[WORK TO BE COMPLETED] Omit every picture and return the rest of the data unaltered.

[DATASET SECTION]
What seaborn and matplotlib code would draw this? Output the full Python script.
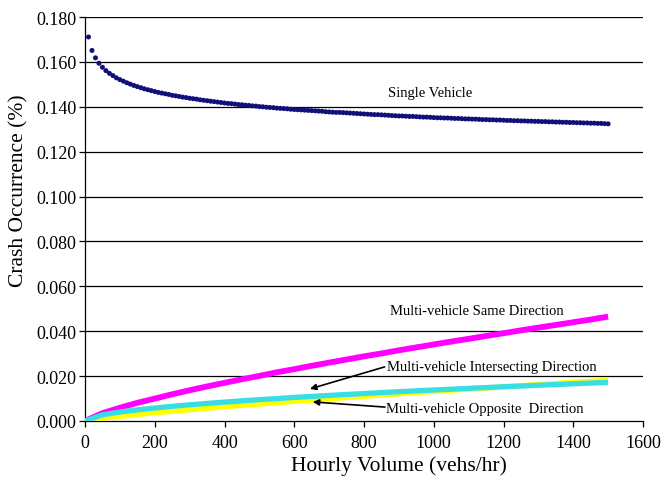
import numpy as np
import pandas as pd
import seaborn as sns
import matplotlib.pyplot as plt

## Data: ========================================================================
# Single vehicle: dots every 10 vehs/hr from 10 to 1500
single_vol = list(range(10, 1501, 10))
single_crash = [
    0.1711, 0.1651, 0.1618, 0.1594, 0.1576, 0.1561, 0.1549, 0.1539, 0.1529, 0.1521,
    0.1514, 0.1507, 0.1501, 0.1495, 0.1490, 0.1485, 0.1480, 0.1476, 0.1472, 0.1468,
    0.1464, 0.1461, 0.1458, 0.1455, 0.1451, 0.1449, 0.1446, 0.1443, 0.1441, 0.1438,
    0.1436, 0.1434, 0.1431, 0.1429, 0.1427, 0.1425, 0.1423, 0.1421, 0.1419, 0.1417,
    0.1415, 0.1414, 0.1412, 0.1410, 0.1409, 0.1407, 0.1406, 0.1404, 0.1403, 0.1401,
    0.1400, 0.1398, 0.1397, 0.1396, 0.1394, 0.1393, 0.1392, 0.1391, 0.1389, 0.1388,
    0.1387, 0.1386, 0.1385, 0.1384, 0.1383, 0.1382, 0.1381, 0.1380, 0.1378, 0.1377,
    0.1376, 0.1375, 0.1375, 0.1374, 0.1373, 0.1372, 0.1371, 0.1370, 0.1369, 0.1368,
    0.1367, 0.1366, 0.1365, 0.1365, 0.1364, 0.1363, 0.1362, 0.1361, 0.1360, 0.1359,
    0.1359, 0.1358, 0.1357, 0.1357, 0.1356, 0.1355, 0.1354, 0.1354, 0.1353, 0.1352,
    0.1351, 0.1351, 0.1350, 0.1350, 0.1349, 0.1348, 0.1348, 0.1347, 0.1346, 0.1346,
    0.1345, 0.1345, 0.1344, 0.1343, 0.1343, 0.1342, 0.1342, 0.1341, 0.1341, 0.1340,
    0.1339, 0.1339, 0.1338, 0.1338, 0.1337, 0.1337, 0.1336, 0.1336, 0.1335, 0.1335,
    0.1334, 0.1334, 0.1333, 0.1333, 0.1332, 0.1332, 0.1331, 0.1331, 0.1330, 0.1330,
    0.1329, 0.1329, 0.1328, 0.1328, 0.1327, 0.1327, 0.1326, 0.1326, 0.1325, 0.1324,
]

# Multi-vehicle series: every 50 vehs/hr from 0 to 1500
multi_vol = list(range(0, 1501, 50))
same_dir = [
    0.0, 0.0035, 0.0059, 0.0081, 0.0100, 0.0119, 0.0137, 0.0154, 0.0170, 0.0186,
    0.0201, 0.0217, 0.0231, 0.0246, 0.0260, 0.0274, 0.0288, 0.0301, 0.0315, 0.0328,
    0.0341, 0.0354, 0.0366, 0.0379, 0.0391, 0.0404, 0.0416, 0.0428, 0.0440, 0.0452,
    0.0465,
]
intersecting_dir = [
    0.0, 0.00274, 0.00399, 0.00496, 0.00579, 0.00653, 0.00721, 0.00784, 0.00842, 0.00898,
    0.00951, 0.01000, 0.01049, 0.01096, 0.01140, 0.01183, 0.01224, 0.01265, 0.01305, 0.01344,
    0.01382, 0.01418, 0.01455, 0.01489, 0.01526, 0.01559, 0.01593, 0.01625, 0.01658, 0.01689,
    0.01720,
]
opposite_dir = [
    0.0, 0.00120, 0.00209, 0.00288, 0.00363, 0.00434, 0.00503, 0.00568, 0.00632, 0.00695,
    0.00756, 0.00816, 0.00875, 0.00932, 0.00989, 0.01046, 0.01101, 0.01156, 0.01209, 0.01262,
    0.01316, 0.01367, 0.01420, 0.01471, 0.01523, 0.01573, 0.01624, 0.01673, 0.01723, 0.01772,
    0.01820,
]

x_ticks = list(range(0, 1601, 200))
y_ticks = [0.000, 0.020, 0.040, 0.060, 0.080, 0.100, 0.120, 0.140, 0.160, 0.180]

single_df = pd.DataFrame({"vol": single_vol, "crash": single_crash})
multi_df = pd.DataFrame({"vol": multi_vol, "same": same_dir,
                         "inter": intersecting_dir, "opp": opposite_dir})

## Plot: ========================================================================
sns.set_theme(style="white")
plt.rcParams["font.family"] = ["Liberation Serif", "DejaVu Serif"]
plt.rcParams["text.color"] = "black"

fig = plt.figure(figsize=(6.63, 4.81), dpi=100)
ax = fig.add_axes([85 / 663, 1 - 422 / 481, 558 / 663, 404 / 481])

for yv in y_ticks[1:]:
    ax.axhline(yv, color="black", lw=0.9, zorder=1)

sns.lineplot(data=multi_df, x="vol", y="same", ax=ax, color="#ff00ff",
             lw=4.2, solid_capstyle="butt", zorder=3)
sns.lineplot(data=multi_df, x="vol", y="opp", ax=ax, color="#ffff00",
             lw=3.8, solid_capstyle="butt", zorder=3)
sns.lineplot(data=multi_df, x="vol", y="inter", ax=ax, color="#38dde6",
             lw=3.8, solid_capstyle="butt", zorder=4)
sns.scatterplot(data=single_df, x="vol", y="crash", ax=ax, color="#10107a",
                s=13, edgecolor="none", zorder=5)

txt_kw = dict(fontsize=10.5, va="center", ha="left", color="black")
ax.text(868, 0.1465, "Single Vehicle", **txt_kw)
ax.text(874, 0.0494, "Multi-vehicle Same Direction", **txt_kw)
ax.text(865, 0.0241, "Multi-vehicle Intersecting Direction", **txt_kw)
ax.text(864, 0.0057, "Multi-vehicle Opposite  Direction", **txt_kw)

arrow_kw = dict(arrowstyle="-|>", color="black", lw=1.2, mutation_scale=9,
                shrinkA=0, shrinkB=0)
ax.annotate("", xy=(645, 0.0143), xytext=(859, 0.0241), arrowprops=arrow_kw, zorder=6)
ax.annotate("", xy=(653, 0.0085), xytext=(860, 0.0062), arrowprops=arrow_kw, zorder=6)

ax.set_xlim(0, 1600)
ax.set_ylim(0, 0.18)
ax.set_xticks(x_ticks)
ax.set_yticks(y_ticks)
ax.set_xticklabels([str(v) for v in x_ticks], fontsize=13)
ax.set_yticklabels(["{:.3f}".format(v) for v in y_ticks], fontsize=13)
ax.tick_params(axis="both", direction="out", length=4, width=0.9,
               color="black", pad=2, labelcolor="black")
ax.tick_params(axis="x", pad=5)
ax.tick_params(axis="both", which="both", bottom=True, left=True)

ax.set_xlabel("Hourly Volume (vehs/hr)", fontsize=15.5, color="black")
ax.set_ylabel("Crash Occurrence (%)", fontsize=15.5, color="black")
ax.xaxis.set_label_coords((399 - 85) / 558, (422 - 456) / 404)
ax.yaxis.set_label_coords((28 - 85) / 558, (422 - 191) / 404)

for side in ["top", "right"]:
    ax.spines[side].set_visible(False)
for side in ["left", "bottom"]:
    ax.spines[side].set_color("black")
    ax.spines[side].set_linewidth(0.9)

fig.savefig("out.png", dpi=100)
plt.close(fig)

[COMPLETE ANSWER]
What seaborn and matplotlib code would draw this? Output the full Python script.
import numpy as np
import pandas as pd
import seaborn as sns
import matplotlib.pyplot as plt

## Data: ========================================================================
# Single vehicle: dots every 10 vehs/hr from 10 to 1500
single_vol = list(range(10, 1501, 10))
single_crash = [
    0.1711, 0.1651, 0.1618, 0.1594, 0.1576, 0.1561, 0.1549, 0.1539, 0.1529, 0.1521,
    0.1514, 0.1507, 0.1501, 0.1495, 0.1490, 0.1485, 0.1480, 0.1476, 0.1472, 0.1468,
    0.1464, 0.1461, 0.1458, 0.1455, 0.1451, 0.1449, 0.1446, 0.1443, 0.1441, 0.1438,
    0.1436, 0.1434, 0.1431, 0.1429, 0.1427, 0.1425, 0.1423, 0.1421, 0.1419, 0.1417,
    0.1415, 0.1414, 0.1412, 0.1410, 0.1409, 0.1407, 0.1406, 0.1404, 0.1403, 0.1401,
    0.1400, 0.1398, 0.1397, 0.1396, 0.1394, 0.1393, 0.1392, 0.1391, 0.1389, 0.1388,
    0.1387, 0.1386, 0.1385, 0.1384, 0.1383, 0.1382, 0.1381, 0.1380, 0.1378, 0.1377,
    0.1376, 0.1375, 0.1375, 0.1374, 0.1373, 0.1372, 0.1371, 0.1370, 0.1369, 0.1368,
    0.1367, 0.1366, 0.1365, 0.1365, 0.1364, 0.1363, 0.1362, 0.1361, 0.1360, 0.1359,
    0.1359, 0.1358, 0.1357, 0.1357, 0.1356, 0.1355, 0.1354, 0.1354, 0.1353, 0.1352,
    0.1351, 0.1351, 0.1350, 0.1350, 0.1349, 0.1348, 0.1348, 0.1347, 0.1346, 0.1346,
    0.1345, 0.1345, 0.1344, 0.1343, 0.1343, 0.1342, 0.1342, 0.1341, 0.1341, 0.1340,
    0.1339, 0.1339, 0.1338, 0.1338, 0.1337, 0.1337, 0.1336, 0.1336, 0.1335, 0.1335,
    0.1334, 0.1334, 0.1333, 0.1333, 0.1332, 0.1332, 0.1331, 0.1331, 0.1330, 0.1330,
    0.1329, 0.1329, 0.1328, 0.1328, 0.1327, 0.1327, 0.1326, 0.1326, 0.1325, 0.1324,
]

# Multi-vehicle series: every 50 vehs/hr from 0 to 1500
multi_vol = list(range(0, 1501, 50))
same_dir = [
    0.0, 0.0035, 0.0059, 0.0081, 0.0100, 0.0119, 0.0137, 0.0154, 0.0170, 0.0186,
    0.0201, 0.0217, 0.0231, 0.0246, 0.0260, 0.0274, 0.0288, 0.0301, 0.0315, 0.0328,
    0.0341, 0.0354, 0.0366, 0.0379, 0.0391, 0.0404, 0.0416, 0.0428, 0.0440, 0.0452,
    0.0465,
]
intersecting_dir = [
    0.0, 0.00274, 0.00399, 0.00496, 0.00579, 0.00653, 0.00721, 0.00784, 0.00842, 0.00898,
    0.00951, 0.01000, 0.01049, 0.01096, 0.01140, 0.01183, 0.01224, 0.01265, 0.01305, 0.01344,
    0.01382, 0.01418, 0.01455, 0.01489, 0.01526, 0.01559, 0.01593, 0.01625, 0.01658, 0.01689,
    0.01720,
]
opposite_dir = [
    0.0, 0.00120, 0.00209, 0.00288, 0.00363, 0.00434, 0.00503, 0.00568, 0.00632, 0.00695,
    0.00756, 0.00816, 0.00875, 0.00932, 0.00989, 0.01046, 0.01101, 0.01156, 0.01209, 0.01262,
    0.01316, 0.01367, 0.01420, 0.01471, 0.01523, 0.01573, 0.01624, 0.01673, 0.01723, 0.01772,
    0.01820,
]

x_ticks = list(range(0, 1601, 200))
y_ticks = [0.000, 0.020, 0.040, 0.060, 0.080, 0.100, 0.120, 0.140, 0.160, 0.180]

single_df = pd.DataFrame({"vol": single_vol, "crash": single_crash})
multi_df = pd.DataFrame({"vol": multi_vol, "same": same_dir,
                         "inter": intersecting_dir, "opp": opposite_dir})

## Plot: ========================================================================
sns.set_theme(style="white")
plt.rcParams["font.family"] = ["Liberation Serif", "DejaVu Serif"]
plt.rcParams["text.color"] = "black"

fig = plt.figure(figsize=(6.63, 4.81), dpi=100)
ax = fig.add_axes([85 / 663, 1 - 422 / 481, 558 / 663, 404 / 481])

for yv in y_ticks[1:]:
    ax.axhline(yv, color="black", lw=0.9, zorder=1)

sns.lineplot(data=multi_df, x="vol", y="same", ax=ax, color="#ff00ff",
             lw=4.2, solid_capstyle="butt", zorder=3)
sns.lineplot(data=multi_df, x="vol", y="opp", ax=ax, color="#ffff00",
             lw=3.8, solid_capstyle="butt", zorder=3)
sns.lineplot(data=multi_df, x="vol", y="inter", ax=ax, color="#38dde6",
             lw=3.8, solid_capstyle="butt", zorder=4)
sns.scatterplot(data=single_df, x="vol", y="crash", ax=ax, color="#10107a",
                s=13, edgecolor="none", zorder=5)

txt_kw = dict(fontsize=10.5, va="center", ha="left", color="black")
ax.text(868, 0.1465, "Single Vehicle", **txt_kw)
ax.text(874, 0.0494, "Multi-vehicle Same Direction", **txt_kw)
ax.text(865, 0.0241, "Multi-vehicle Intersecting Direction", **txt_kw)
ax.text(864, 0.0057, "Multi-vehicle Opposite  Direction", **txt_kw)

arrow_kw = dict(arrowstyle="-|>", color="black", lw=1.2, mutation_scale=9,
                shrinkA=0, shrinkB=0)
ax.annotate("", xy=(645, 0.0143), xytext=(859, 0.0241), arrowprops=arrow_kw, zorder=6)
ax.annotate("", xy=(653, 0.0085), xytext=(860, 0.0062), arrowprops=arrow_kw, zorder=6)

ax.set_xlim(0, 1600)
ax.set_ylim(0, 0.18)
ax.set_xticks(x_ticks)
ax.set_yticks(y_ticks)
ax.set_xticklabels([str(v) for v in x_ticks], fontsize=13)
ax.set_yticklabels(["{:.3f}".format(v) for v in y_ticks], fontsize=13)
ax.tick_params(axis="both", direction="out", length=4, width=0.9,
               color="black", pad=2, labelcolor="black")
ax.tick_params(axis="x", pad=5)
ax.tick_params(axis="both", which="both", bottom=True, left=True)

ax.set_xlabel("Hourly Volume (vehs/hr)", fontsize=15.5, color="black")
ax.set_ylabel("Crash Occurrence (%)", fontsize=15.5, color="black")
ax.xaxis.set_label_coords((399 - 85) / 558, (422 - 456) / 404)
ax.yaxis.set_label_coords((28 - 85) / 558, (422 - 191) / 404)

for side in ["top", "right"]:
    ax.spines[side].set_visible(False)
for side in ["left", "bottom"]:
    ax.spines[side].set_color("black")
    ax.spines[side].set_linewidth(0.9)

fig.savefig("out.png", dpi=100)
plt.close(fig)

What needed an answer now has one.